An Analysis of Woronin Body Biogenesis in Neurospora Crassa

Abstract

Eukaryotic organelles evolve to support the lifestyle of evolutionarily related organisms. In the fungi, filamentous Ascomycetes possess dense-core organelles called Woronin bodies (WBs). These organelles originate from peroxisomes and perform an adaptive function to seal septal pores in response to cellular wounding.

Previously, it was found that WBs are centered on a self-assembled HEX1 protein in N. crassa. A WB specific membrane protein WSC that is required for WB biogenesis has been identified recently to envelope HEX assemblies at the peroxisome membrane and help them bud from the peroxisome matrix. Also, it is known that cortical association of WB requires WSC.

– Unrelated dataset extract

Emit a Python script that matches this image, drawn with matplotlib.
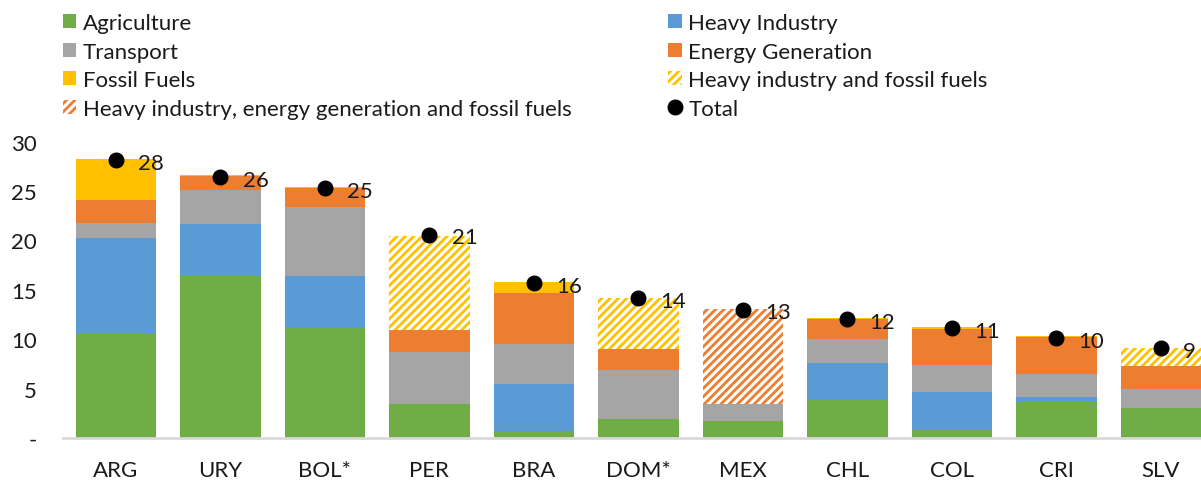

I conducted a screen for proteins associated with WB biogenesis and identified Leashin (LAH). Using genetic, cellular and biochemical methods, I show that Leashin encodes an organellar tether required for WB inheritance. In addition, I associate Leashin with evolutionary variation in the subcellular pattern of WB distribution.

In Neurospora, the leashin locus encodes two related adjacent genes. I named the 5¿ gene lah-1 and the downstream gene lah-2. The N-terminal sequences of LAH-1 bind WBs via the WB¿specific membrane protein WSC, and C-terminal sequences are required for WB inheritance by cell cortex association. LAH-2 is localized to the hyphal apex and septal pore rim and plays a role in colonial growth.

In most species, WBs are tethered directly to the pore rim. However, Neurospora and relatives have evolved a delocalized pattern of cortex association. Using a new method for the construction of chromosomally encoded fusion proteins, marker fusion tagging (MFT), I show that a LAH-1/LAH-2 fusion can reproduce the ancestral pattern in Neurospora. My results identify the link between the WB and cell cortex and suggest that splitting of leashin played a key role in the adaptive evolution of organelle localization. I present a model in which WB biogenesis occurs in a three-tier process that links organellar morphogenesis and inheritance.